⟨

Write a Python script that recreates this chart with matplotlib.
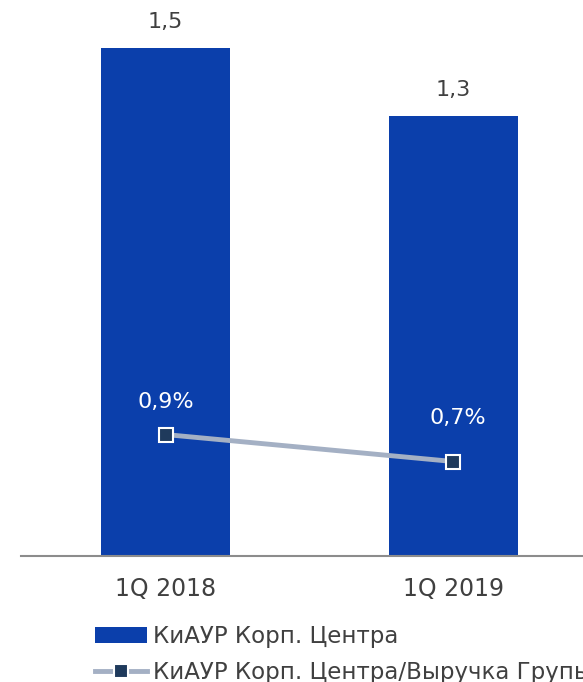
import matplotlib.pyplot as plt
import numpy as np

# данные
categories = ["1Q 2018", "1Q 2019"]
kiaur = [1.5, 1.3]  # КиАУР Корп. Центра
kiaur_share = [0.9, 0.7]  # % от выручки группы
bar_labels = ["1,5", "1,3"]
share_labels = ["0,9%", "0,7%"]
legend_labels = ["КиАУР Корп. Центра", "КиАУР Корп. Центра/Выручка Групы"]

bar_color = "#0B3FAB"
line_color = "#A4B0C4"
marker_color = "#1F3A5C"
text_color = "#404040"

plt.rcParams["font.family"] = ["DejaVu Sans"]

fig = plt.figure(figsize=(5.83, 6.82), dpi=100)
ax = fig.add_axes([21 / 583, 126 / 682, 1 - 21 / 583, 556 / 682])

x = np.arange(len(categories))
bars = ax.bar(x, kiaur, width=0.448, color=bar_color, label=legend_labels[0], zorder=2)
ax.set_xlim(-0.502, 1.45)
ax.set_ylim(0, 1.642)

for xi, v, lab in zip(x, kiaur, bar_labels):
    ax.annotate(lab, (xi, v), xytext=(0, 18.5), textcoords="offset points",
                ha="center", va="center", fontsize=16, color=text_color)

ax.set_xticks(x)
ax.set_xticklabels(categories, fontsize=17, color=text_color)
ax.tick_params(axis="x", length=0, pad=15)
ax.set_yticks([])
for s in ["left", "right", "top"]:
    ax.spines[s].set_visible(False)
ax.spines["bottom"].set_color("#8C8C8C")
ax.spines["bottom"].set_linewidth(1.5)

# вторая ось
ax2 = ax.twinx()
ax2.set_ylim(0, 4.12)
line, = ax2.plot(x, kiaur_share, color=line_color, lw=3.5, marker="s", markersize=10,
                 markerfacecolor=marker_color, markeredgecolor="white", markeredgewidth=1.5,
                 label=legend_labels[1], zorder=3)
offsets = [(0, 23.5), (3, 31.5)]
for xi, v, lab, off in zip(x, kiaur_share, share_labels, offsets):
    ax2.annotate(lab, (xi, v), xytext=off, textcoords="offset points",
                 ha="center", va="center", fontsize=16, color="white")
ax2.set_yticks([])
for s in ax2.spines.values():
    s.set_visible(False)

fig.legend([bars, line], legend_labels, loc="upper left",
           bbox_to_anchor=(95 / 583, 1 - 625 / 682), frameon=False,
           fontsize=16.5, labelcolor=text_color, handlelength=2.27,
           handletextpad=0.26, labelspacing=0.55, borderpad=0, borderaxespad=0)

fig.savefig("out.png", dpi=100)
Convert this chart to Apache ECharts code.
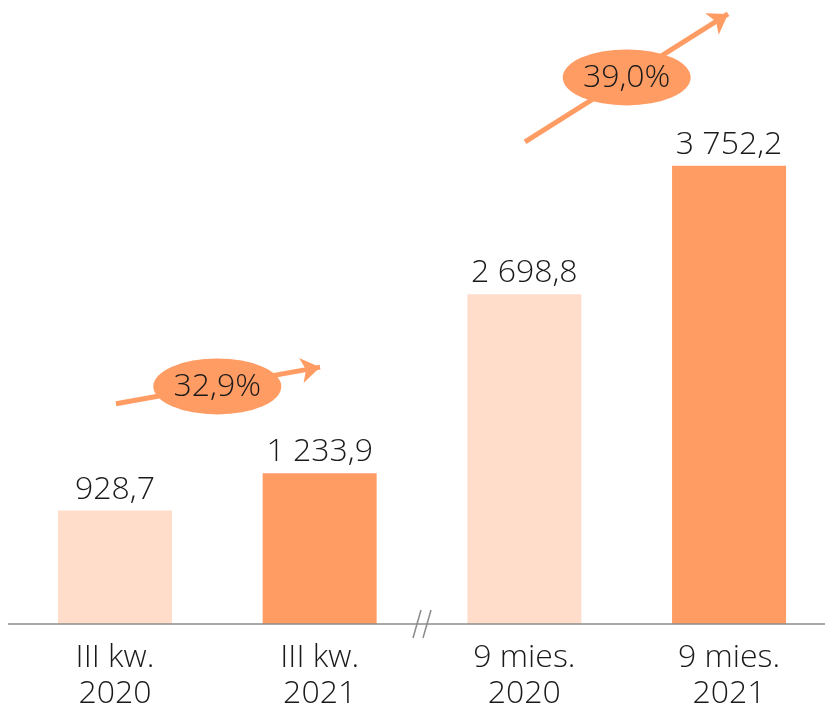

⟩
⟨

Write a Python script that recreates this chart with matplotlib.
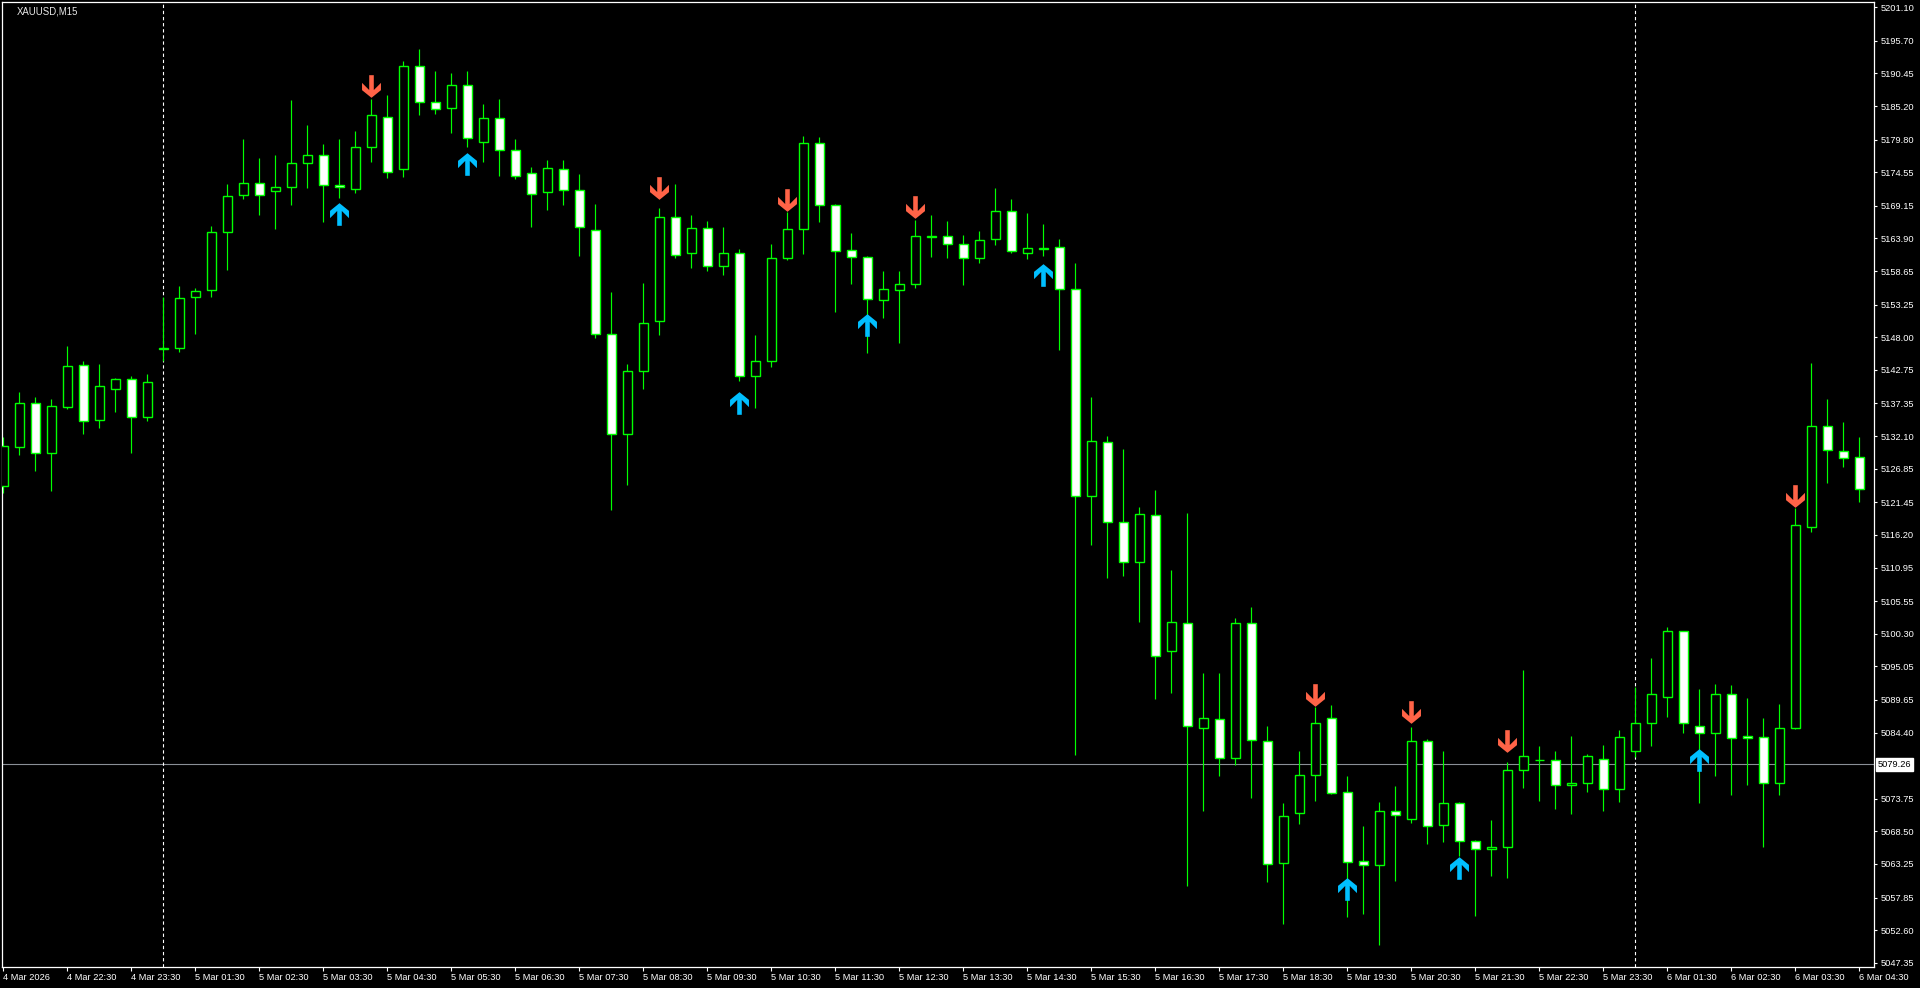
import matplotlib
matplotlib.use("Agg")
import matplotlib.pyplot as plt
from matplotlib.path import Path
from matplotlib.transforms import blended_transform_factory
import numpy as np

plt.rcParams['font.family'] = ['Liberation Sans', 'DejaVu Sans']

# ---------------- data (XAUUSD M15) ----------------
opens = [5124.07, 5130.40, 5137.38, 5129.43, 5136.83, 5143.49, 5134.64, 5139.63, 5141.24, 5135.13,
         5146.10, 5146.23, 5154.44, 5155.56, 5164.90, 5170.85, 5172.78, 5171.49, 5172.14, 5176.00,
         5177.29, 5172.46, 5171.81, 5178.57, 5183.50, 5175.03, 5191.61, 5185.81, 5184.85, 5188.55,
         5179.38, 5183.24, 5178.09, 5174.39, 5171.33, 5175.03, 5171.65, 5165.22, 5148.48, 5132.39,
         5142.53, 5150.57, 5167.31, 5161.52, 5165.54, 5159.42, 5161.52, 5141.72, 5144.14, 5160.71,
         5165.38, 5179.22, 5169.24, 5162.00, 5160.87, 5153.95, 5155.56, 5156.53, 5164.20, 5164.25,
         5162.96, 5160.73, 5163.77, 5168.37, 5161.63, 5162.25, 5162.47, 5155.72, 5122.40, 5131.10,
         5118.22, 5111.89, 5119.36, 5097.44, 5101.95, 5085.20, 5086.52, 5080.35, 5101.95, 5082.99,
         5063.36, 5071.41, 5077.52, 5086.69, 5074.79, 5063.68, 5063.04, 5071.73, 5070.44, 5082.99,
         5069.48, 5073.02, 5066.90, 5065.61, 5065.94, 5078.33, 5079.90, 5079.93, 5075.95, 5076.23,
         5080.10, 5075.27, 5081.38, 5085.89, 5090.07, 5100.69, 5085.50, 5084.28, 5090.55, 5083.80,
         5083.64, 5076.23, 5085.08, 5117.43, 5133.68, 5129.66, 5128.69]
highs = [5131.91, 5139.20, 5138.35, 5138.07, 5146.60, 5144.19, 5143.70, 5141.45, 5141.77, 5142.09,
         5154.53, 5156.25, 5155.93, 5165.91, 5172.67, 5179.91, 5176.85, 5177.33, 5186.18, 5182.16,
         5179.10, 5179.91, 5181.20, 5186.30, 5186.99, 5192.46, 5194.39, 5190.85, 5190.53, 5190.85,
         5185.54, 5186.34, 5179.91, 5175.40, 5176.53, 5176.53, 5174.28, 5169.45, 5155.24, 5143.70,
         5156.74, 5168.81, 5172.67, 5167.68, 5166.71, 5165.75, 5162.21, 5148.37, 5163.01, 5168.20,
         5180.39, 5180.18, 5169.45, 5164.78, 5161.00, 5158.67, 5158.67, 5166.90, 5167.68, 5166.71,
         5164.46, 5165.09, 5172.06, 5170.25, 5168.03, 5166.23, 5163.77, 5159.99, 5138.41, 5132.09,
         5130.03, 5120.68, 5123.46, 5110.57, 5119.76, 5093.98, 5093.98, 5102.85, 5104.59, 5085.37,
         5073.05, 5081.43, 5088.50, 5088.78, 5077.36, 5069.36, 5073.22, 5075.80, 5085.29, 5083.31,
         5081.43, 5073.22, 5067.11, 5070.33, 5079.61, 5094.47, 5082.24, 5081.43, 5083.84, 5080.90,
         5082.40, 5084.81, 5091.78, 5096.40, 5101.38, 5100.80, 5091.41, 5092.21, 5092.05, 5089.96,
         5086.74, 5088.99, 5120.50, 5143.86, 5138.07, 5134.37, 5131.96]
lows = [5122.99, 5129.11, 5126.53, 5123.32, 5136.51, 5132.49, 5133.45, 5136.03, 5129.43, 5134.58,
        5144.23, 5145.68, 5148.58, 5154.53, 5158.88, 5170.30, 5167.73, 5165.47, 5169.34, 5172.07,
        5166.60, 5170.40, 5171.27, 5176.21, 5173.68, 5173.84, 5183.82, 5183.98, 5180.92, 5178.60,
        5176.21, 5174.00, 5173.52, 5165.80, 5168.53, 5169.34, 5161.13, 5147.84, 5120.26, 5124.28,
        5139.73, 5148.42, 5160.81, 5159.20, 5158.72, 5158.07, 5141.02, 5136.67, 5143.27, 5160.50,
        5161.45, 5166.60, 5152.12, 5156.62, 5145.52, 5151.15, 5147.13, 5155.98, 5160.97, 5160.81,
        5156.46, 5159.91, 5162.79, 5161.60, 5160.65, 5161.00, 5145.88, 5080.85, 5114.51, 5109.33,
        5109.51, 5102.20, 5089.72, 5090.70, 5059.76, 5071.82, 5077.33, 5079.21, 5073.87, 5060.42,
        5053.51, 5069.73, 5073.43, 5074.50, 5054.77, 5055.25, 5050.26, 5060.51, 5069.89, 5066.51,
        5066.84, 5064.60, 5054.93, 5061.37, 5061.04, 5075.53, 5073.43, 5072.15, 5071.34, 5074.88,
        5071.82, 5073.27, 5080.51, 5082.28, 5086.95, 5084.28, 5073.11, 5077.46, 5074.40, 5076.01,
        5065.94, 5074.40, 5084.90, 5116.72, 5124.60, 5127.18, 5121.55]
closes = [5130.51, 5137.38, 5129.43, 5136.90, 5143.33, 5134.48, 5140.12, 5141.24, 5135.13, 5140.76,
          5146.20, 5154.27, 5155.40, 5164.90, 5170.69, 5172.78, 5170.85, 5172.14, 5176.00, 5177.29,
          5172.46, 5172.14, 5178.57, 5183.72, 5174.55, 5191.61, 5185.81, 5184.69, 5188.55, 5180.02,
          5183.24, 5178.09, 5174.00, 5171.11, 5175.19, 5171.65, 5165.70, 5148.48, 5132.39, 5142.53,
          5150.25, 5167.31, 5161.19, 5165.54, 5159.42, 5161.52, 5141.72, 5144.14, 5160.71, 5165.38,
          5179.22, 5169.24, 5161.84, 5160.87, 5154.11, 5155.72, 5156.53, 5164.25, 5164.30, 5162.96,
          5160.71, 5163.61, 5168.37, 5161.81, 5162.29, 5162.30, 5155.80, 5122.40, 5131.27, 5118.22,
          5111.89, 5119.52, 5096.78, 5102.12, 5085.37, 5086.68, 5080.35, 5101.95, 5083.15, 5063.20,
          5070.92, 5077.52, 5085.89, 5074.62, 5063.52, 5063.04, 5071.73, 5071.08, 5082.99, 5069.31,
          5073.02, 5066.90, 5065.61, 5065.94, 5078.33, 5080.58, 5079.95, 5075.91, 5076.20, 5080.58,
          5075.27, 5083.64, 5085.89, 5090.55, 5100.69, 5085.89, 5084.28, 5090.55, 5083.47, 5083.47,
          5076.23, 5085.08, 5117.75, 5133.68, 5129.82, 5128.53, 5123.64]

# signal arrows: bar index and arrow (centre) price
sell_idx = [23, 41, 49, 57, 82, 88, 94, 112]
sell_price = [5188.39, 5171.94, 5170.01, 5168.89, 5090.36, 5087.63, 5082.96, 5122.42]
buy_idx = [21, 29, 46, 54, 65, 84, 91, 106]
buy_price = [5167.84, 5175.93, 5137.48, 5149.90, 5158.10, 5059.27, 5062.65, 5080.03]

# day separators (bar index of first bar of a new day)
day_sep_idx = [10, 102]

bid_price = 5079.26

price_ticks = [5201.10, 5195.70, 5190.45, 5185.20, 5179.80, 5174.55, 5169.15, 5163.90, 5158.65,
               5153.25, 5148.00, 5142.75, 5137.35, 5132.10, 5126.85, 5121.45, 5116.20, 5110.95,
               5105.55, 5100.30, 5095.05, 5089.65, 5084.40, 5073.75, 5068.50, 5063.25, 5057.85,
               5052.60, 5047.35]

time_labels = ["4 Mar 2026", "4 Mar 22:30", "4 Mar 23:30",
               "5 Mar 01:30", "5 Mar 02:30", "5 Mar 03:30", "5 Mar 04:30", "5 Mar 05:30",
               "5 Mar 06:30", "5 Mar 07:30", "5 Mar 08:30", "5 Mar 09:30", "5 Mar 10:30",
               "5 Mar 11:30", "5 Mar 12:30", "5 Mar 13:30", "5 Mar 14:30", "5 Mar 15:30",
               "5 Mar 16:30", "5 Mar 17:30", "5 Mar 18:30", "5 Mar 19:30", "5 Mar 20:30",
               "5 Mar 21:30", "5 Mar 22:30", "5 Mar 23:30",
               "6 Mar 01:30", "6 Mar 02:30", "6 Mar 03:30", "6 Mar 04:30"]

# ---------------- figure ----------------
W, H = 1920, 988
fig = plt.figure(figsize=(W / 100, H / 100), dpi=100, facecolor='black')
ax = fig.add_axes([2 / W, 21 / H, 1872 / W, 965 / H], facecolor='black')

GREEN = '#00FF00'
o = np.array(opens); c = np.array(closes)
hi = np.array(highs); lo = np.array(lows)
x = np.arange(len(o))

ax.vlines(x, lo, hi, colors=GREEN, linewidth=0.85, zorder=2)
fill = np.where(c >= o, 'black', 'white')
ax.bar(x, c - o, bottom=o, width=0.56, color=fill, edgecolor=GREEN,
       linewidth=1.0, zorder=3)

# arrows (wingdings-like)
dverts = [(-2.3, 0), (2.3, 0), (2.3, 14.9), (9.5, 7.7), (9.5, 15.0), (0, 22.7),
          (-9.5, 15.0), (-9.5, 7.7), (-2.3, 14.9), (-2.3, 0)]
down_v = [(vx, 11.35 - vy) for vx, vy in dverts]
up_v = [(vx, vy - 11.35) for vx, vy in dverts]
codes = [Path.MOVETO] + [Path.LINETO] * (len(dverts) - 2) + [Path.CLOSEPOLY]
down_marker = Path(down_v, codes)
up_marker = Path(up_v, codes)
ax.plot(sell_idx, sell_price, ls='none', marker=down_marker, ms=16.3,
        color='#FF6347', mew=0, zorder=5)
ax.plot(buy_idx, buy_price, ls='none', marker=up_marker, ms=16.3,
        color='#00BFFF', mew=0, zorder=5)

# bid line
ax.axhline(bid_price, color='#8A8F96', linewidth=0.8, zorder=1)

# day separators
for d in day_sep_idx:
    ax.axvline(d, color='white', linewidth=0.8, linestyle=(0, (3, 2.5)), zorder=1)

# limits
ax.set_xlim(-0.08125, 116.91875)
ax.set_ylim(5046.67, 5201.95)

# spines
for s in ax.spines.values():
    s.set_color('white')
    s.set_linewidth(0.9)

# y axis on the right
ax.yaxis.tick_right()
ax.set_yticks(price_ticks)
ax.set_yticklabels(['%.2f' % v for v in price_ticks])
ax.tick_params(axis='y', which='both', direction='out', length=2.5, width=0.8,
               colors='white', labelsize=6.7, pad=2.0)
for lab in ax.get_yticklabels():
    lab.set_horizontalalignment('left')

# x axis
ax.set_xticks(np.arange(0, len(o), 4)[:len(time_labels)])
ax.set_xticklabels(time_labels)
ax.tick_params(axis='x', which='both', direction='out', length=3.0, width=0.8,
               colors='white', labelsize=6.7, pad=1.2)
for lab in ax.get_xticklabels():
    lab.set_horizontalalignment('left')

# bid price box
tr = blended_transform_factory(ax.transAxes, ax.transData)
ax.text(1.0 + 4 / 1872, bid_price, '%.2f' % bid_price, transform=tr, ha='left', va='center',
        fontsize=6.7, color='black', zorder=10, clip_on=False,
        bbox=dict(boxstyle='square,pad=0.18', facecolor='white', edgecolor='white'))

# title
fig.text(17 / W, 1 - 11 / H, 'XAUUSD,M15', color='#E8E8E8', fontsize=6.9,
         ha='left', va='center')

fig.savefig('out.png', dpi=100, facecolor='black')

⟩

Display every line of the listing that contains the string "matplotlib".

Write a Python script that recreates this chart with matplotlib.
import matplotlib.pyplot as plt
Write a Python script that recreates this chart with matplotlib.
import matplotlib
matplotlib.use("Agg")
import matplotlib.pyplot as plt
from matplotlib.path import Path
from matplotlib.transforms import blended_transform_factory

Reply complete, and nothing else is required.